- [Provided data]:
+---+

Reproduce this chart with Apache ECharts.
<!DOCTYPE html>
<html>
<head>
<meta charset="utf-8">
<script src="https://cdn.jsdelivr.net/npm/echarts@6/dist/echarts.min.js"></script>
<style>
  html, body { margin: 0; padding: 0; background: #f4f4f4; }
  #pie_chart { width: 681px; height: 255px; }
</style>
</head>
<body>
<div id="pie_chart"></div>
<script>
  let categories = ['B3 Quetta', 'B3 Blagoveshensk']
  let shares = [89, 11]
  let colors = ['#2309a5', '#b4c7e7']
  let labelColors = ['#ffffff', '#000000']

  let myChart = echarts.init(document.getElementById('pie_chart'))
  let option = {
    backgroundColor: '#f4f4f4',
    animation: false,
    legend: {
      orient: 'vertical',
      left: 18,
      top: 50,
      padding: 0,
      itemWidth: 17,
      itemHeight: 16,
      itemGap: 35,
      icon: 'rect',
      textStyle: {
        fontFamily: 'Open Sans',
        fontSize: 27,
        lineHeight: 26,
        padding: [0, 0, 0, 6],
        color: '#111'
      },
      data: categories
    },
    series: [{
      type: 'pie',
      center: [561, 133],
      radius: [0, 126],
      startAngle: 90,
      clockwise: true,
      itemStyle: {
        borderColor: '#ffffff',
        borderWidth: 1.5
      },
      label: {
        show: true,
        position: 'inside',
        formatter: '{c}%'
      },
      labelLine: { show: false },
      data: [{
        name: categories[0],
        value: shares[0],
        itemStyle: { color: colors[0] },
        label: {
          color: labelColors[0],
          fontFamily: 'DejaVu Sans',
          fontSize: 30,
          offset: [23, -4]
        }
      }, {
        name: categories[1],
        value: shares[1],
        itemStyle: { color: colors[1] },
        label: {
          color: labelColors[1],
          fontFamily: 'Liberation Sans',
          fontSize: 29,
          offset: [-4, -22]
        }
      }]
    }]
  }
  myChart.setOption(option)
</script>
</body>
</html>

+---+

- [Problem to solve]: Begin with the first line of the listing and copy exactly through the line that contains "let labelColors = ['#ffffff', '#000000']", please, keeping both ends and leaving out everything after.

- [Answer for the task]:
Reproduce this chart with Apache ECharts.
<!DOCTYPE html>
<html>
<head>
<meta charset="utf-8">
<script src="https://cdn.jsdelivr.net/npm/echarts@6/dist/echarts.min.js"></script>
<style>
  html, body { margin: 0; padding: 0; background: #f4f4f4; }
  #pie_chart { width: 681px; height: 255px; }
</style>
</head>
<body>
<div id="pie_chart"></div>
<script>
  let categories = ['B3 Quetta', 'B3 Blagoveshensk']
  let shares = [89, 11]
  let colors = ['#2309a5', '#b4c7e7']
  let labelColors = ['#ffffff', '#000000']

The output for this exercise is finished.